Selon Gérald Darmanin, "30.000 à 40.000 supporters anglais se sont retrouvés au Stade de France, soit sans billet, soit avec des billets falsifiés". Cette situation a, selon les autorités, contribué à gonfler sensiblement la foule qui se pressait aux portes du Stade de France et entraîné d'interminables files d'attente, un engorgement massif qui n'a fait aucun blessé grave. Mais les chiffres avancés sont contestés, y compris côté français, où le responsable d'un important groupement de supporters, présent samedi au Stade de France, évoque un "mensonge". "Il y avait quelques supporters avec de faux billets, mais pas des milliers", a-t-il dit à l'AFP.
"30 à 40.000 faux billets, cela me paraît très, très gros", a confirmé de son côté l'ex-député Génération(s) Regis Juanico, spécialiste des questions sportives. "J'attends l'audition des deux ministres mercredi au Sénat pour en savoir plus". Le rendez-vous est programmé à 17h00. La presse anglaise estime que cette thèse d'une fraude massive permet d'exonérer les autorités françaises d'une quelconque responsabilité dans le fiasco de samedi soir, où les forces de l'ordre ont notamment dispersé la foule avec des lacrymogènes.

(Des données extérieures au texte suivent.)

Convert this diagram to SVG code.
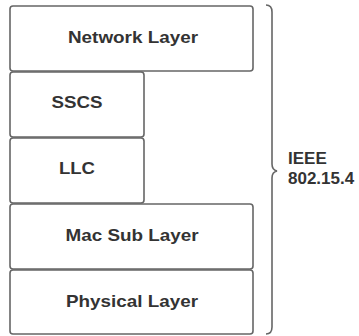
<svg xmlns="http://www.w3.org/2000/svg" width="359" height="336" viewBox="0 0 359 336">
<style>
.box{fill:#fff;stroke:#666;stroke-width:1.6}
.lbl{font-family:"Liberation Sans",Arial,sans-serif;font-weight:bold;font-size:17px;fill:#333;text-anchor:middle}
.side{font-family:"Liberation Sans",Arial,sans-serif;font-weight:bold;font-size:17px;fill:#333}
.brace{fill:none;stroke:#666;stroke-width:1.6}
</style>
<rect width="359" height="336" fill="#fff"/>
<g id="network-layer">
<rect class="box" x="10" y="6" width="243" height="65" rx="3"/>
<text class="lbl" x="133" y="43" textLength="130" lengthAdjust="spacingAndGlyphs">Network Layer</text>
</g>
<g id="sscs">
<rect class="box" x="10" y="72" width="134" height="65" rx="3"/>
<text class="lbl" x="77" y="108" textLength="51" lengthAdjust="spacingAndGlyphs">SSCS</text>
</g>
<g id="llc">
<rect class="box" x="10" y="138" width="134" height="65" rx="3"/>
<text class="lbl" x="77" y="174" textLength="36" lengthAdjust="spacingAndGlyphs">LLC</text>
</g>
<g id="mac-sub-layer">
<rect class="box" x="10" y="204" width="243" height="65" rx="3"/>
<text class="lbl" x="132" y="241" textLength="133" lengthAdjust="spacingAndGlyphs">Mac Sub Layer</text>
</g>
<g id="physical-layer">
<rect class="box" x="10" y="270" width="243" height="64" rx="3"/>
<text class="lbl" x="132" y="306.5" textLength="132" lengthAdjust="spacingAndGlyphs">Physical Layer</text>
</g>
<g id="connectors">
<path class="brace" d="M266,5 Q272,5 272,12 L272,164 Q272,170 277,171 Q272,172 272,178 L272,327 Q272,334 266,334"/>
</g>
<g id="ieee-label">
<text class="side" x="288" y="164">IEEE</text>
<text class="side" x="288" y="184.3">802.15.4</text>
</g>
</svg>
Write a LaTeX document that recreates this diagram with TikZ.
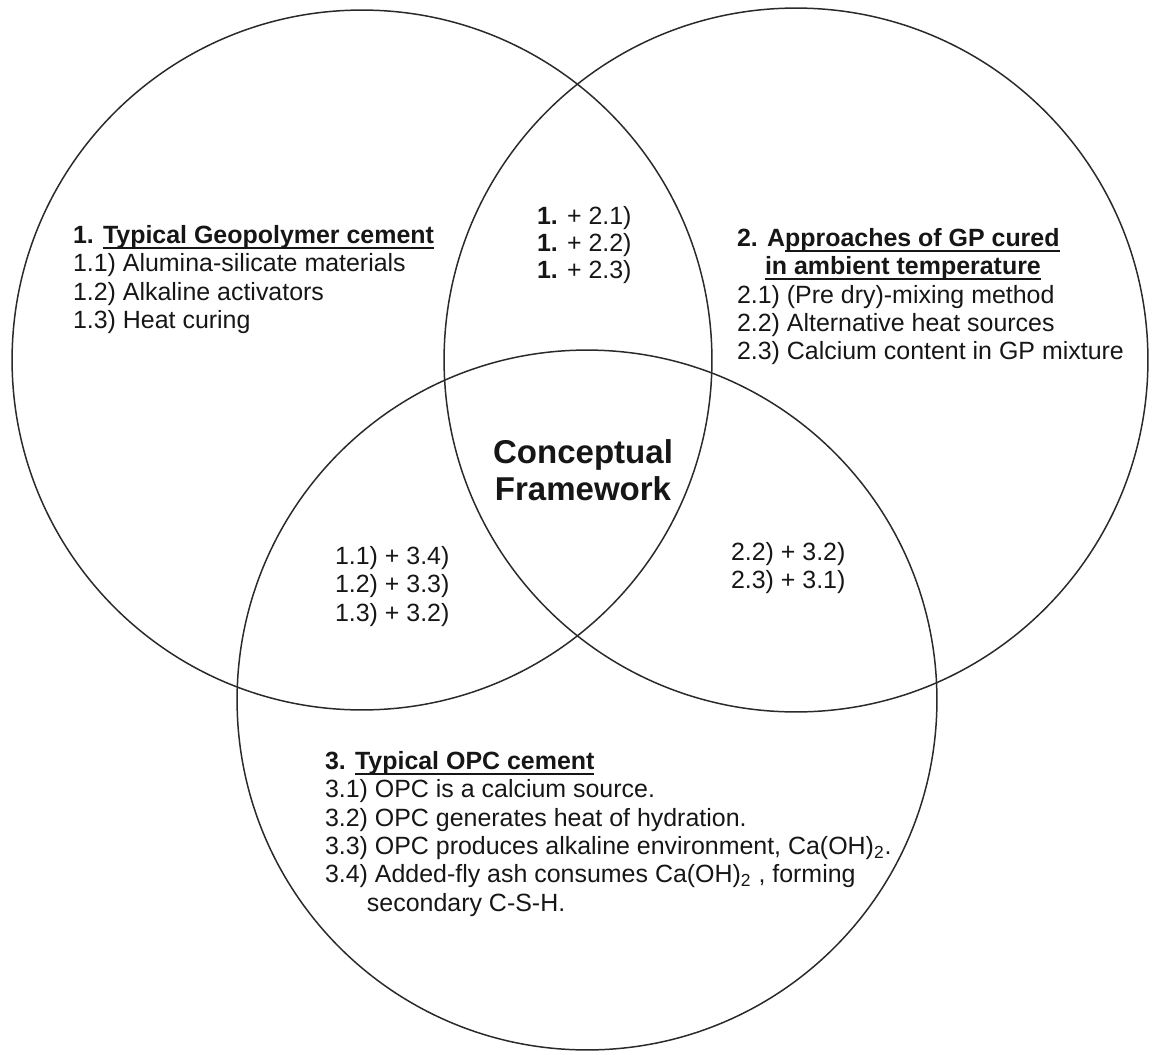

Datée du 25 mai, une note de la Division nationale de lutte contre le hooliganisme (DNLH) rédigée en lien avec les services de renseignement, dont l'AFP a eu connaissance, faisait état "d'environ 50.000 supporters anglais présents dans la capitale française (qui) ne seront pas détenteurs de billets". Sur le plan judiciaire, six hommes seront jugés à Bobigny, compétent pour le département de Seine-Saint-Denis où est situé le Stade de France, pour des vols au préjudice de supporters en marge de la finale.
Les capacités d'accueil de la France remises en question
Et, à douze jours du premier tour des élections législatives (12 et 19 juin), l'affaire a pris en France un tour hautement politique, notamment sur la capacité des autorités à organiser des événements sportifs majeurs à un an de la Coupe du monde de rugby 2023 et à deux ans des Jeux olympiques à Paris. Le député LR Eric Ciotti a réclamé mardi la création à l'Assemblée nationale d'une commission d'enquête sur les incidents.
Le maire de Nice Christian Estrosi, ex-LR rallié à la majorité présidentielle, a demandé pour sa part l'utilisation de la reconnaissance faciale lors d'événements sportifs de grande ampleur. "Je souhaiterais qu'enfin on mette un coup d'arrêt à ce que nous interdit la CNIL, cette espèce d'institution poussiéreuse qui interdit d'utiliser la reconnaissance faciale", a déclaré l'édile sur Europe 1.
Tous les regards se tournent désormais vers le prochain match au Stade de France, la rencontre France-Danemark en Ligue des nations (20h45), une affiche qui s'annonce a priori à guichets fermés. Des organisations syndicales de la RATP ont lancé un nouvel appel à la grève sur le RER B pour vendredi, après leur mouvement de samedi qui a pu accentuer les dysfonctionnements, puisque de nombreux supporters des Reds s'étaient rabattus sur le RER D, source d'engorgements à l'arrivée. "On est sur l'organisation d'un match, il y en a très régulièrement au Stade de France et très régulièrement, les choses se passent bien", a dédramatisé mardi le maire de Saint-Denis Mathieu Hanotin sur BFMTV.
Le patron des JO-2024 Tony Estanguet s'est voulu rassurant : il a expliqué à l'AFP qu'il fallait "tirer les enseignements" du fiasco au Stade de France, qui accueillera les épreuves d'athlétisme, tout en assuré que tout le monde serait "prêt" dans deux ans.